Question: Two trains, each of length \[100{\text{ }}m\], moving in opposite directions along parallel lines, m...

Question

Two trains, each of length $100{\text{ }}m$ , moving in opposite directions along parallel lines, meet each other with speeds of $50\;km{h^{ - 1\;}}$ and $40\;km{h^{ - 1}}$ . If their accelerations are $30\;cm{s^{ - 2}}\;$ and $20\;cm{s^{ - 2}}$ , respectively, find the time they will take to pass each other.

Answer 1

Solution

To solve this question, we need to find the relative velocity, relative acceleration, and relative displacement of one train with respect to the other, and then we need to substitute these values in the second equation of motion with constant acceleration. From that, we can find the time they will take to pass each other.

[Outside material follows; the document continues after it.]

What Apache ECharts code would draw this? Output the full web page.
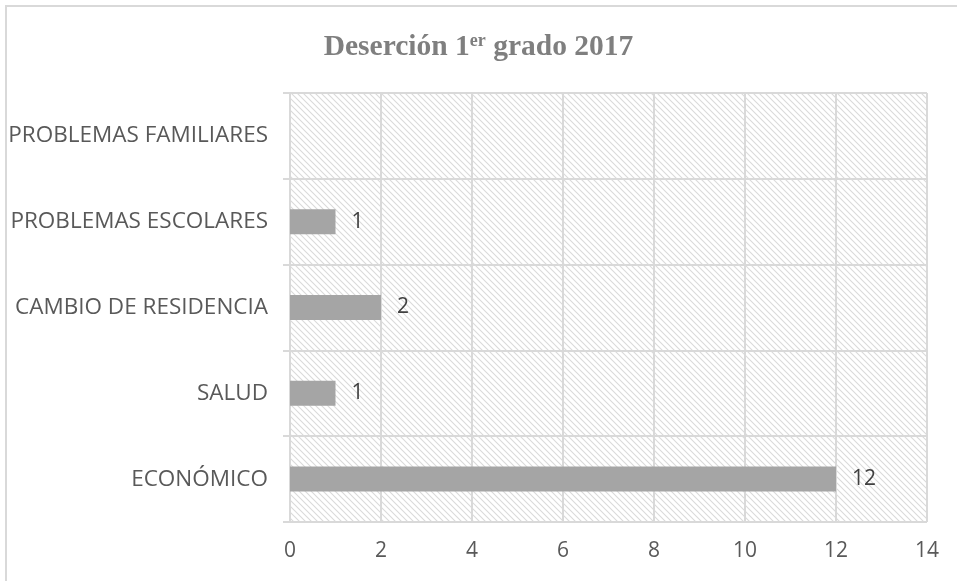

Complete step by step solution:
Let the two trains be named as train A and train B.
Given the length of each train is $100{\text{ }}m$ . Therefore the relative displacement of the train is given as
$s = 100 + 100 = 200m$
The second thing which is needed to be found is the initial velocity $u$ of one train relative to the other train.
$u = {u_1} + {u_2}$ . ${u_1}$ is the initial velocity if train A and ${u_2}$
${u_1} = 50\;km{h^{ - 1\;}}$ and ${u_2} = 40\;km{h^{ - 1}}$
Substituting, we get
$u = 50km{h^{ - 1\;}} + 40km{h^{ - 1\;}}$
$u = 90km{h^{ - 1\;}}$
If we convert $km{h^{ - 1\;}}$ to $m{s^{ - 1}}$
$90 \times \dfrac{{1000}}{{3600}}m/s$
$u = 25m/s$
The next thing is to find the relative acceleration
Relative acceleration, $a = {a_1} + {a_2}$ . Here ${a_1}$ is the acceleration of train A and ${a_2}$ is the acceleration of train B.
Given that ${a_1} = 30\;cm{s^{ - 2}}\;$ and ${a_2} = 20\;cm{s^{ - 2}}\;$
Therefore the relative acceleration is,
$a = 30\;cm{s^{ - 2}} + 20\;cm{s^{ - 2}} = 50cm{s^{ - 2}}$
Now converting centimeter to the meter we get,
$a = 0.5m/{s^2}$
Now we need to put all these values in the equation of motion with constant acceleration we get,
$s = ut + \dfrac{1}{2}a{t^2}$
$200 = 25t + \dfrac{1}{2}0.5{t^2}$
Rearranging the above equation to find the time t, we get,
$t = \dfrac{{ - 50 \pm \sqrt {2500 + 4 \times 400 \times 0.5} }}{{2 \times 0.5}}$
$t = - 50 \pm \sqrt {3300}$
Time cannot be negative; we shall consider only the positive value.
$t = - 50 + 57.44$
$t = 7.44\sec$
Therefore the time they will take to pass each other $t = 7.44\sec$

Note:
The second equation of motion can be rewritten, for the case of free fall as $h{\text{ }} = {\text{ }}ut{\text{ }} + {\text{ }}\dfrac{1}{2}{\text{ }}g{t^2}$ where $h$ is the height from which the object falls on the ground from rest or the maximum height to which that object reaches when thrown upwards and $g$ is the acceleration due to gravity.